Uncle Pierre and Papa stood before the dark fireplace with glasses in hand. They turned as she entered. “Oh, pardon!”

Looking surprised and ill at ease, the two murmured greetings. Papa added, “We are just leaving and won’t return until evening. Come, Pierre. We’ll gather the papers later.” Turning to Crystal he added, “I’ve left lessons for you on the table. Please read the Sir Walter Scott book and I’ll write questions later. Also, avoid disturbing the papers. They are related to business, and I’ve placed them in the order in which we will use them.” He hesitated, kissed her, and hurried out of the room.

Cassie was waiting at the door. As the men walked past, Papa said, “You heard me tell Crystal, do not bother the papers on the desk. They are important and must be kept in order.”

Cassie cocked her head, waiting. When the front door closed she turned to Crystal. With a pleased smile she said, “I know where they go. They going to slave market, I hear them talk about getting slaves to replace Joseph and Lithie.”

“Replace?” Crystal puzzled over the statement. “Cassie, I saw Lithie just this morning.”

“Yes, but they’re going. And there’s not a one who cares—about Lithie, anyway. I don’t know Joseph.”

“Joseph,” Crystal said slowly. She pressed her fingers against her forehead trying to understand the jumble of emotions fighting for attention. Relief! Now no one will know. I can be Mama and Papa’s girl again.

But a new thought occurred, stemming from the Bible verse she had read that morning. As Cassie began her dusting, Crystal murmured the words she had read, “‘We then that are strong ought to bear the infirmities of the weak, and not to please ourselves.’”

“I’m not certain I know what infirmities are.” She addressed Cassie’s back.

The woman turned with a shrug. “Me? I don’t know either. Better look it up in that dictionary. Least you can read.”

Crystal sat at the desk and watched Cassie. Finally she reached for the dictionary, placed it on the stack of papers and thumbed her way through it. “‘Infirmity. Being feeble, having a failing.’ I guess that means old people.”

She closed the book and tried to erase the damage the book had done to the neat stack of papers. “I think Father needs help with his papers,” she murmured as she lined the edges and thumped the papers into a neat pile. Now she realized what the papers contained.

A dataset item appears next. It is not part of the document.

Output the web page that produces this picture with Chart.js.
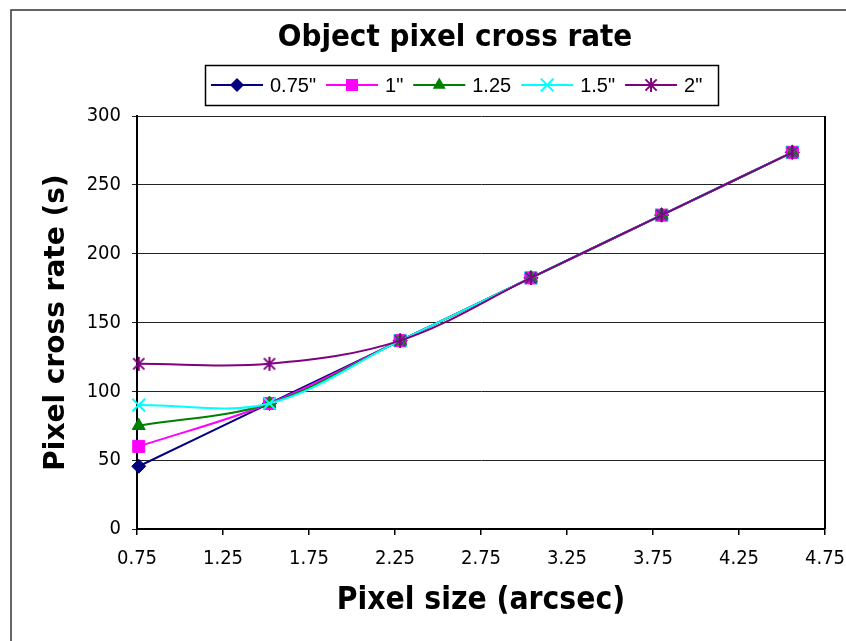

With a quick glance, she thumbed her way through them. Here in front of her were the documents and bill of sale for each of the slaves. She recognized the names. This one was the bill of sale on Cassie, and this one was Tammera’s. The papers bore the numbers assigned to the slave, a description, known background and the date of purchase. Quickly she found the one for Joseph. He had been bought as a child of fourteen. That was four years before her birth! She felt her throat squeeze tight. With a strange sensation of being led where she didn’t want to go, she folded the paper and stuffed it into her pocket.